PRD.txt

# Product Requirements Document
## Smart Code Diffing Tool

**Version:** 1.0  
**Date:** September 2025  
**Author:** Product Team

---

## Executive Summary

This PRD outlines the requirements for a next-generation code diffing tool that performs structural and semantic comparison of source code files.

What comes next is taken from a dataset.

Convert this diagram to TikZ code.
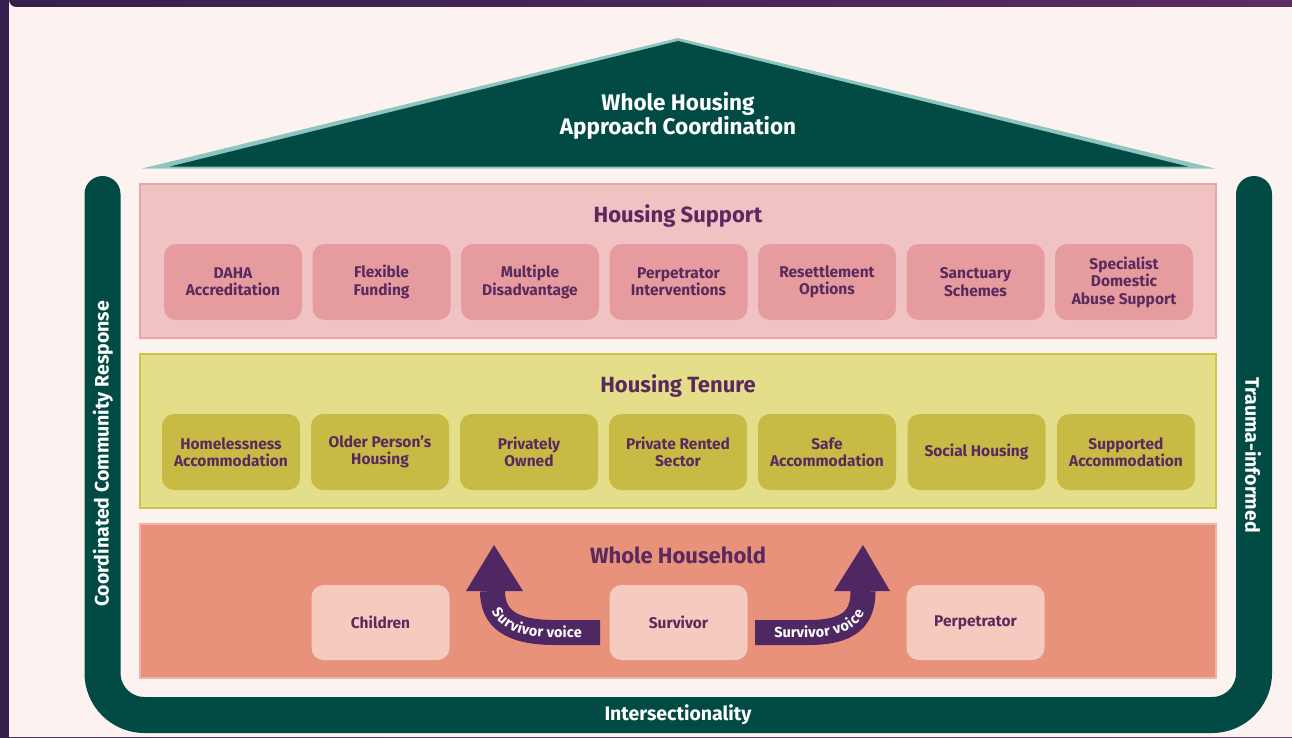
\documentclass[tikz,border=0pt]{standalone}
\usepackage{fontspec}
\setmainfont{Fira Sans}
\usetikzlibrary{decorations.text}
\definecolor{frameA}{HTML}{35204D}
\definecolor{frameB}{HTML}{5C2B62}
\definecolor{cream}{HTML}{FCF3F1}
\definecolor{teal}{HTML}{024B45}
\definecolor{teallt}{HTML}{8EC5BF}
\definecolor{txtp}{HTML}{5A2A5E}
\definecolor{supbg}{HTML}{F0C2C3}
\definecolor{supbd}{HTML}{E8A6A8}
\definecolor{supbx}{HTML}{E69C9E}
\definecolor{tenbg}{HTML}{E4DE8A}
\definecolor{tenbd}{HTML}{CEC44A}
\definecolor{tenbx}{HTML}{C8BB45}
\definecolor{hhbg}{HTML}{E8927C}
\definecolor{hhbd}{HTML}{F0B4A2}
\definecolor{hhbx}{HTML}{F5CBC0}
\definecolor{arrowc}{HTML}{4F2762}
\tikzset{
  layer/.style={line width=2pt, minimum width=1076pt, minimum height=154pt, inner sep=0pt},
  cardbox/.style={rounded corners=12pt, minimum width=138pt, minimum height=76pt, align=center,
    text=txtp, font=\fontsize{15.5}{17.5}\selectfont\bfseries, inner sep=0pt},
  title/.style={text=txtp, font=\fontsize{22}{25}\selectfont\bfseries, inner sep=0pt},
  pillartext/.style={text=white, font=\fontsize{19.5}{22}\selectfont\bfseries, inner sep=0pt},
  voice/.style={line width=25pt, draw=arrowc},
  voicetext/.style={decorate, decoration={text along path, text align=center, raise=-5pt,
    text={|\color{white}\fontsize{14.5}{14.5}\selectfont\bfseries|Survivor voice}}}
}
\begin{document}
\begin{tikzpicture}[x=1pt,y=-1pt]
\useasboundingbox (0,0) rectangle (1292,737);
% frame and background
\shade[left color=frameA, right color=frameB] (0,0) rectangle (1292,737);
\fill[cream] (1292,7) -- (16,7) arc[start angle=90, end angle=180, radius=7] -- (9,737) -- (1292,737) -- cycle;
% roof
\fill[teallt] (142,168.5) -- (678,38) -- (1215,168.5) -- cycle;
\fill[teal] (170,166.5) -- (678,41) -- (1188,166.5) -- cycle;
\node[text=white, font=\fontsize{22.5}{23.5}\selectfont\bfseries, align=center, inner sep=0pt] (roof) at (678,116) {Whole Housing\\Approach Coordination};
% pillars (U shape)
\draw[teal, line width=36pt, line cap=round, rounded corners=42pt] (102.5,194) -- (102.5,715) -- (1254,715) -- (1254,194);
\node[pillartext, rotate=90] (ccr) at (103,454) {Coordinated Community Response};
\node[pillartext, rotate=-90] (ti) at (1253,455) {Trauma-informed};
\node[pillartext] (inter) at (678,715) {Intersectionality};
% layers
\node[layer, fill=supbg, draw=supbd] (sup) at (678,261) {};
\node[layer, fill=tenbg, draw=tenbd] (ten) at (678,431) {};
\node[layer, fill=hhbg, draw=hhbd] (hh) at (678,601) {};
\node[title] (supt) at (678,216) {Housing Support};
\node[title] (tent) at (678,386) {Housing Tenure};
\node[title] (hht) at (678,555) {Whole Household};
% housing support cards
\node[cardbox, fill=supbx] (s1) at (233,282) {DAHA\\Accreditation};
\node[cardbox, fill=supbx] (s2) at (381.5,282) {Flexible\\Funding};
\node[cardbox, fill=supbx] (s3) at (530,282) {Multiple\\Disadvantage};
\node[cardbox, fill=supbx] (s4) at (678.5,282) {Perpetrator\\Interventions};
\node[cardbox, fill=supbx] (s5) at (827,282) {Resettlement\\Options};
\node[cardbox, fill=supbx] (s6) at (975.5,282) {Sanctuary\\Schemes};
\node[cardbox, fill=supbx] (s7) at (1124,282) {Specialist\\Domestic\\Abuse Support};
% housing tenure cards
\node[cardbox, fill=tenbx] (t1) at (231,452) {Homelessness\\Accommodation};
\node[cardbox, fill=tenbx] (t2) at (380,452) {Older Person’s\\Housing};
\node[cardbox, fill=tenbx] (t3) at (529,452) {Privately\\Owned};
\node[cardbox, fill=tenbx] (t4) at (678,452) {Private Rented\\Sector};
\node[cardbox, fill=tenbx] (t5) at (827,452) {Safe\\Accommodation};
\node[cardbox, fill=tenbx] (t6) at (976.5,452) {Social Housing};
\node[cardbox, fill=tenbx] (t7) at (1126,452) {Supported\\Accommodation};
% household cards
\node[cardbox, fill=hhbx, minimum height=75pt] (chi) at (380.5,622.5) {Children};
\node[cardbox, fill=hhbx, minimum height=75pt] (surv) at (678.5,622.5) {Survivor};
\node[cardbox, fill=hhbx, minimum height=75pt] (perp) at (975.5,622.5) {Perpetrator};
% survivor voice arrows
\coordinate (la) at (600,632.5);
\coordinate (lb) at (492.5,591);
\coordinate (lh) at (494,545);
\coordinate (ra) at (755,632.5);
\coordinate (rb) at (863,591);
\coordinate (rh) at (863,545);
\draw[voice] (la) -- (555,632.5) .. controls (510,632.5) and (492.5,618) .. (lb);
\fill[arrowc] (466,591) -- (lh) -- (523,591) -- cycle;
\path[voicetext] (lb) .. controls (492.5,618) and (510,632.5) .. (555,632.5) -- (la);
\draw[voice] (ra) -- (808,632.5) .. controls (850,632.5) and (863,618) .. (rb);
\fill[arrowc] (834,591) -- (rh) -- (890,591) -- cycle;
\path[voicetext] (ra) -- (808,632.5) .. controls (850,632.5) and (863,618) .. (rb);
\end{tikzpicture}
\end{document}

Unlike traditional line-based diff tools, this solution will understand code structure at the Abstract Syntax Tree (AST) level, enabling intelligent comparison of functions, classes, and other code elements regardless of their position in files.

---

## Problem Statement

### Current Challenges

1. **Order Dependency**: Traditional diff tools (including Beyond Compare) compare files line-by-line, making them sensitive to code reorganization
2. **Noise from Formatting**: Whitespace changes, indentation, and code formatting create unnecessary diff noise
3. **Poor Refactoring Detection**: Moving or renaming functions/methods appears as deletions and additions rather than moves
4. **Limited Context Understanding**: Current tools don't understand the semantic meaning of code changes
5. **Cross-File Refactoring**: No ability to track code moved between files

### User Pain Points

- Developers spend excessive time reviewing cosmetic changes during code reviews
- Difficult to identify actual logic changes when code has been reformatted
- Merging becomes complex when team members reorganize code structure
- No way to compare code at the function/method level across different file versions

---

## Market Analysis

### Existing Solutions

Based on research, several products partially address this need:

1. **SemanticMerge (Unity/Plastic SCM)**
   - Performs structure-aware merge and diff for C#, VB.NET, Java, and C
   - Diffs code on a structural level rather than text positioning level
   - Can track methods moved between files
   - Now integrated into Unity Version Control

2. **SemanticDiff**
   - Language-aware diff for VS Code and GitHub
   - Filters out invariant changes (whitespace, optional parentheses)
   - Detects moved code and refactorings
   - Supports Python, Rust, Java, C#, TypeScript

3. **Diffsitter**
   - Tree-sitter based AST diff tool
   - Ignores formatting differences
   - Supports multiple languages through tree-sitter parsers

4. **Diff/AST (diffast)**
   - Compares ASTs node by node
   - Uses tree edit distance algorithms
   - Exports changes as XML or N-Triples

5. **Code Compare (Devart)**
   - Structure comparison mode for C#, C++, JavaScript, Java, Visual Basic, and XML
   - Integrates with Visual Studio

### Gap Analysis

While existing solutions provide AST-based comparison, they have limitations:
- Limited language support
- Poor handling of cross-file refactoring
- Lack of customizable comparison rules
- Limited integration with modern development workflows
- No unified solution that handles all major programming languages

---

## Product Vision

### Mission Statement
Build an intelligent, language-aware code diffing tool that understands code structure and semantics, enabling developers to focus on meaningful changes while ignoring cosmetic differences.

### Key Differentiators
1. **Universal Language Support**: Support for 20+ programming languages
2. **Intelligent Function Matching**: Advanced algorithms to match functions across files
3. **Customizable Rules**: User-defined rules for what constitutes a "meaningful" change
4. **IDE Integration**: Deep integration with major IDEs
5. **Performance**: Handle large codebases (100k+ files) efficiently

---

## Technical Architecture

### Core Components

#### 1. Parser Engine
- **Multi-language Parser Framework**
  - Leverage tree-sitter for broad language support
  - Custom parsers for languages not supported by tree-sitter
  - Plugin architecture for adding new language support
  
- **AST Generation**
  - Convert source code to normalized AST representation
  - Store metadata (comments, formatting) separately
  - Support incremental parsing for performance

#### 2. Semantic Analysis Engine
- **Symbol Resolution**
  - Track variable and function declarations
  - Resolve references across files
  - Build dependency graphs

- **Type Information**
  - Extract and compare type signatures
  - Understand type equivalence (e.g., `int` vs `Int32`)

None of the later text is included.